Teele reveals a silent attack on super

As planned superannuation cuts get the headlines, the boss at our biggest investment company says a ‘covert’ attack on the franking credits regime is about to bite.

Suddenly the superannuation system is under attack on all fronts. But it took Bruce Teele -- the legendary executive chairman of AFIC, the nation’s biggest listed investment company -- to highlight how the government is quietly choking a mainstay of Australia’s investment income.

Franked income -- the tax efficient income investors (especially retirees) depend upon from Australian listed companies -- is being attacked from the inside. The system, which is seen as one of the outstanding successes within Australia’s unique superannuation system, is shrinking.

Teele explains the franking system is already under attack as Australian manufacturing moves offshore while at the same time offshore groups -- often pension funds -- move to acquire locally-listed companies.

But what has inflamed the broker, who led Melbourne’s JB Were for many years, is that the government is not just letting it happen but undermining the system from within: "We get one levy after another and every time the action is bypassing the franking tax system, with each move the system is weakened.”

Teele explains the exclusion of both the mining tax (MRRT) and the carbon tax from the franking credit system is hard evidence the government is diluting the franking regime: " It’s not a direct assault, that’s why it’s been under the radar, I’d call it a ‘covert’ move,” he suggests.

With the government actively downgrading the franking system, Teele is worried a pending acceleration of takeover action on the market fuelled by excess liquidity overseas will only worsen this problem.

There are two distinct fears:

1. If locally listed ASX companies are acquired by offshore groups and taken off the market, the investment option simply disappears along with the option of exploiting franking credits.

2. Or if a locally listed company progressively moves its operations offshore its Australian profit-related tax reduces, as does the level of franking advantage available to investors.

In running a $4.27 billion listed investment company (as opposed to a managed fund) Teele knows more than most the negative effect of a shrinking franking credit system.
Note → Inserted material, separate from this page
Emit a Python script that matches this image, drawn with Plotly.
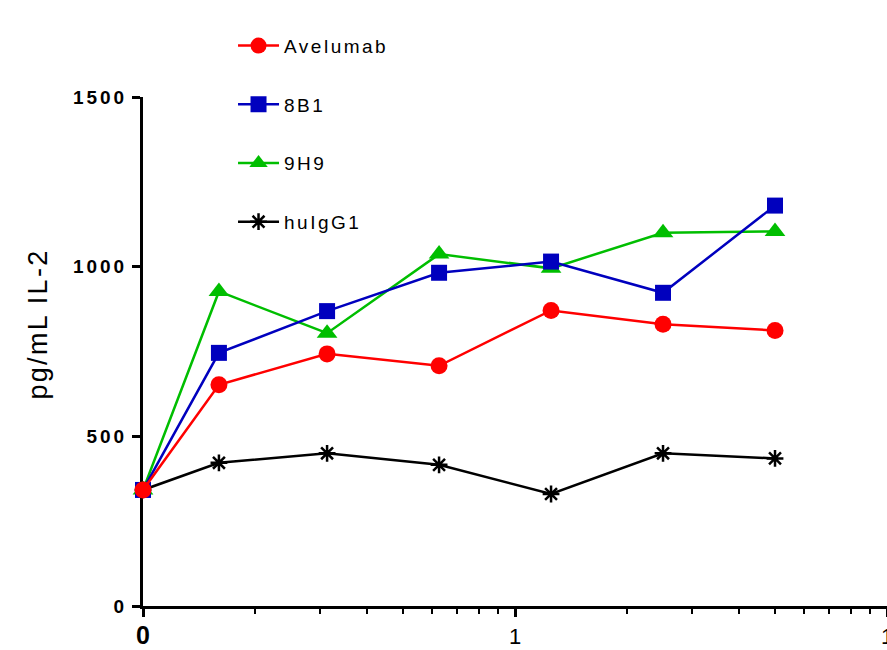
import plotly.graph_objects as go

# ---- data ----
conc = [0.1, 0.16, 0.3125, 0.625, 1.25, 2.5, 5]
avelumab = [342, 652, 743, 708, 871, 830, 812]
b8b1 = [342, 746, 869, 982, 1015, 923, 1180]
h9h9 = [342, 927, 804, 1037, 995, 1100, 1104]
huigg1 = [342, 422, 450, 416, 330, 450, 435]

series_names = ["Avelumab", "8B1", "9H9", "huIgG1"]
y_ticks = [0, 500, 1000, 1500]
x_ticks = [0.1, 1, 10]
x_ticklabels = ["0", "1", "1"]
x_minor = [0.2, 0.3, 0.4, 0.5, 0.6, 0.7, 0.8, 0.9, 2, 3, 4, 5, 6, 7, 8, 9]
y_title = "pg/mL IL-2"

FONT = "Liberation Sans, Arial, sans-serif"

def spaced(t, px):
    return f'<span style="letter-spacing:{px}px">{t}</span>'

styles = {
    "Avelumab": dict(color="#FF0000", symbol="circle", size=17),
    "8B1": dict(color="#0000BE", symbol="square", size=16),
    "9H9": dict(color="#00BE00", symbol="triangle-up", size=18),
    "huIgG1": dict(color="#000000", symbol="asterisk-open", size=14),
}
values = {"Avelumab": avelumab, "8B1": b8b1, "9H9": h9h9, "huIgG1": huigg1}

fig = go.Figure()
for name in reversed(series_names):
    s = styles[name]
    marker = dict(symbol=s["symbol"], size=s["size"], color=s["color"])
    if s["symbol"] == "asterisk-open":
        marker["line"] = dict(color=s["color"], width=2.5)
    fig.add_trace(go.Scatter(
        x=conc, y=values[name], mode="lines+markers",
        name=spaced(name, 2.5), legendgroup=name,
        legendrank=series_names.index(name) + 1,
        line=dict(color=s["color"], width=2.5),
        marker=marker, cliponaxis=False,
    ))

fig.update_layout(
    width=887, height=650,
    margin=dict(l=143, r=0, t=97, b=44, autoexpand=False),
    plot_bgcolor="white", paper_bgcolor="white",
    font=dict(family=FONT, color="black"),
    showlegend=True,
    legend=dict(
        x=0.121, y=1.138, xanchor="left", yanchor="top",
        traceorder="grouped", tracegroupgap=31, itemwidth=41,
        font=dict(size=19, family=FONT, color="black"),
        bgcolor="rgba(0,0,0,0)",
    ),
    xaxis=dict(
        type="log", range=[-1, 1], automargin=False,
        showgrid=False, zeroline=False,
        showline=True, linecolor="black", linewidth=3,
        ticks="outside", ticklen=8, tickwidth=3, tickcolor="black",
        tickvals=x_ticks,
        ticktext=[f'<span style="font-size:25px"><b>{x_ticklabels[0]}</b></span>'] + x_ticklabels[1:],
        tickfont=dict(size=22, family=FONT, color="black"),
        ticklabelstandoff=1, ticklabeloverflow="allow",
        minor=dict(tickvals=x_minor, ticks="outside", ticklen=5, tickwidth=2, tickcolor="black"),
        layer="below traces",
    ),
    yaxis=dict(
        range=[0, 1500], automargin=False,
        showgrid=False, zeroline=False,
        showline=True, linecolor="black", linewidth=3,
        ticks="outside", ticklen=8, tickwidth=3, tickcolor="black",
        tickvals=y_ticks,
        ticktext=[spaced(str(v), 3) for v in y_ticks],
        tickfont=dict(size=19, family=FONT, color="black", weight="bold"),
        ticklabelstandoff=1,
        layer="below traces",
    ),
    annotations=[dict(
        text=spaced(y_title, 2.3), textangle=-90,
        xref="paper", yref="paper", x=0, y=0.553,
        xanchor="right", yanchor="middle", xshift=-88, showarrow=False,
        font=dict(size=27, family=FONT, color="black"),
    )],
)

fig.write_html("out.html")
With AFIC expressly mandated to focus on quality stocks offering franking dividends, he says the basket of Australian companies he can invest in has shrunk from more than 200 to just 74.

But the process is relentless: Only a few days ago steelmaker Arrium received a takeover offer from a consortium including the Korean Pension Fund. Meanwhile, AFIC itself appeared as a reluctant seller into the takeover of the Hastings Diversified Utilities group which is being acquired by interests recently connected with Petronas of Malaysia.